Well, back in the dark ages after the collapse of the Roman Empire, when the Church was establishing itself as a significant cultural power across Western Europe, singers faced the same problem. One of the ways the church used to unify Christendom was to enforce a uniform liturgy, so that everyone had to use the same chant. Now, if you’ve got a whole liturgical cycle’s worth of chant to learn by ear, and it is deemed important that you remember it correctly, you’re going to find some squiggles over the words very useful to keep you on track. Apart from the fact that the squiggles were called ‘neumes’ (which sounds more grown-up), both the principle and the process is exactly the same as the amateur singers Chris and Dan write about.

This was the origin of our modern music notation, and it remains useful today. You don’t have to know the meaning of all the symbols on the page to be able to check where your part stays on the same note, and where it goes up and down. If you learn something by ear in rehearsal, you can look at the music the next day to help you remember what you learned while it is still fresh, so that next week you don’t have to learn it all over again.

Now, along about the 10th Century, a guy called Guido was finding it frustrating to try and teach all this chant just using neumes. People kept forgetting things still, and while they might go up and down in the right places, they might not go up and down by the right amount. ‘Of all men,’ he is reputed to have said, ‘singers are the most foolish.’

So he had this bright idea of adding horizontal lines across the page to hang the neumes on so you could see not only where the lines went up and down, but when they visited specific pitches. You may notice that we still use these – and they are a great tool to help our sense not only of contour but of musical memory. If you have a leap to a note, you can use the lines to compare where else you might have sung that note earlier in the piece to help you pitch it.

The invention of the stave (these horizontal lines) was the turning point in western music history that made it possible for someone to write down music in one place, send the written down version to someone else, and have them know what to sing without having also heard it. And all the other stuff that has been developed since (and which makes musical notation look so complex on the page) are basically ways to make this encoding and decoding process more precise and reliable. The more of this stuff you learn, the more able you will be to work out how your part goes without having heard it first.

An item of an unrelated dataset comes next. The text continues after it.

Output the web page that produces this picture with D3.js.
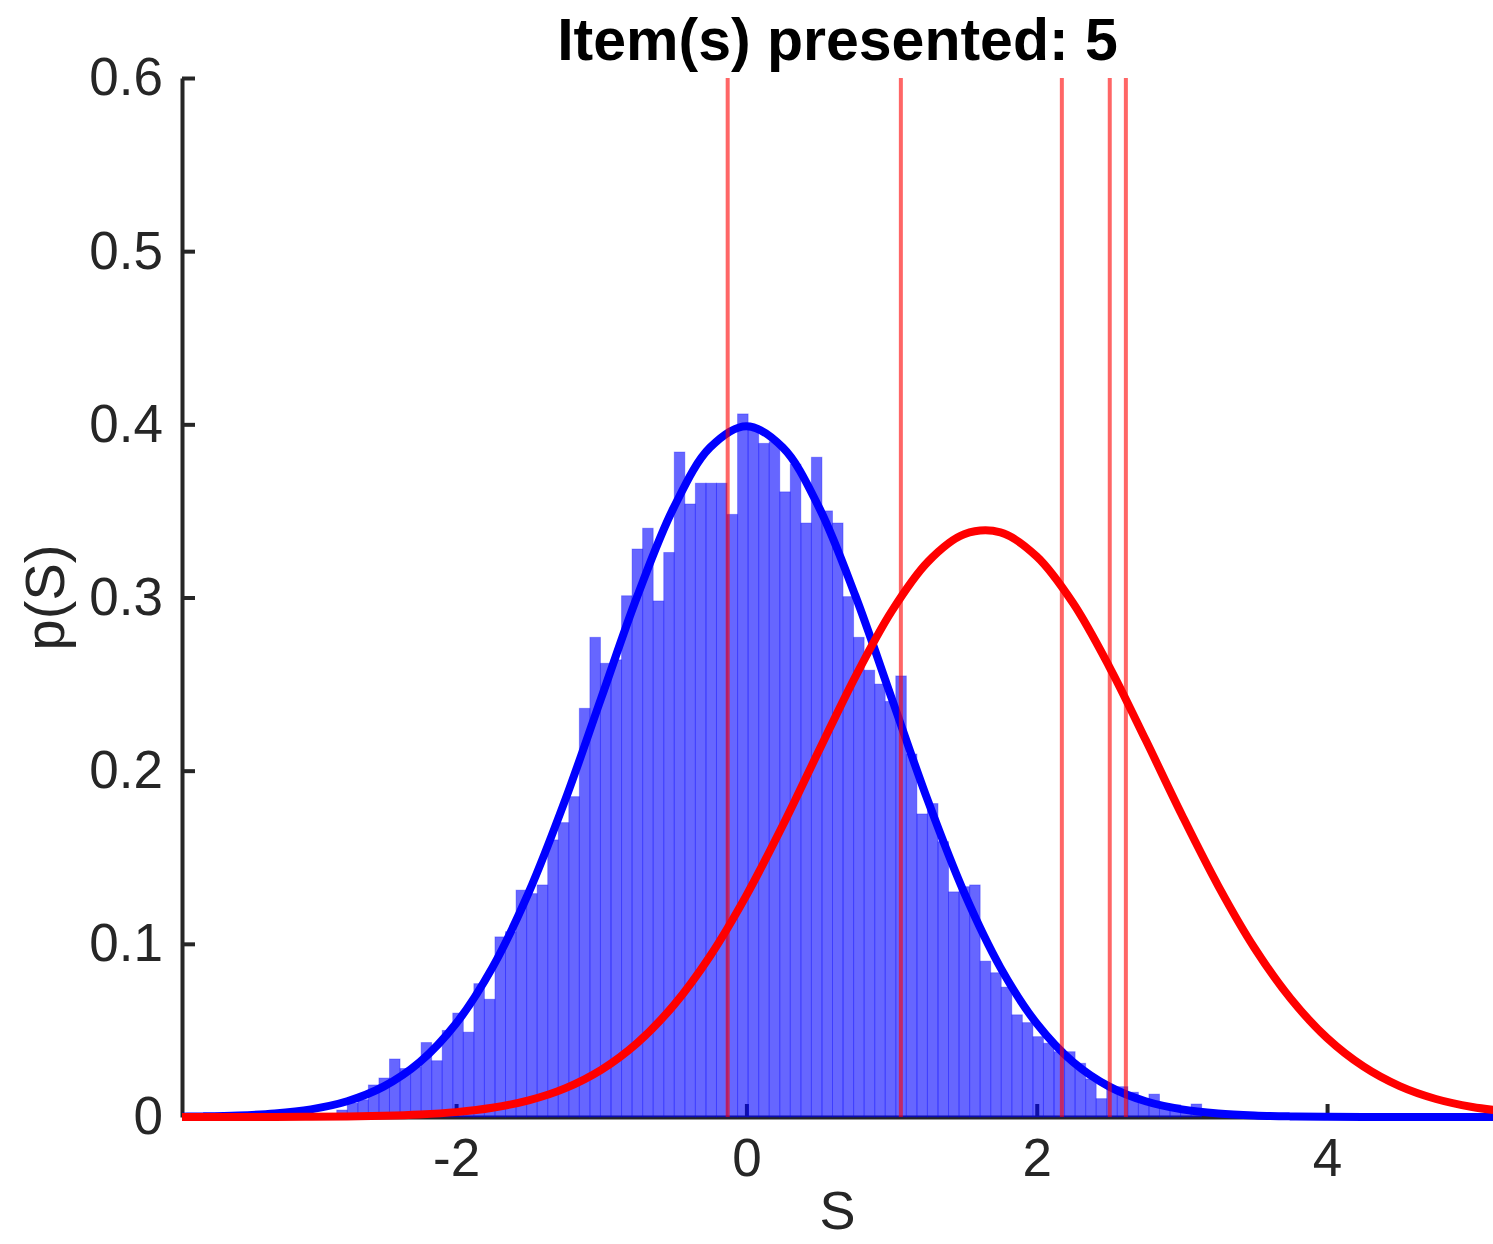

But the fundamental question of where does my part go up and where does it go down as an aide-memoire remains useful without all that guff. And indeed, it is your stepping-stone to acquiring more detailed knowledge of notation.

You also need to be aware, if you think of yourself as a ‘non-reader’, that the people you think of as really good readers are themselves only too aware of their limitations. Someone who reads a single line fluently may have to stop and think about chords in more detail. Somebody who reads a vocal score fluently might get tripped up by the odd clefs and transpositions on an orchestral score. I don’t know anybody who never wishes they were just a bit better at doing this.

So, it really is a continuum of skills, not a you-have-it-or-you-don’t scenario. If someone asks you if you read music, the correct answer isn’t ‘yes’ or ‘no’, it’s ‘quite well’ or ‘a bit’.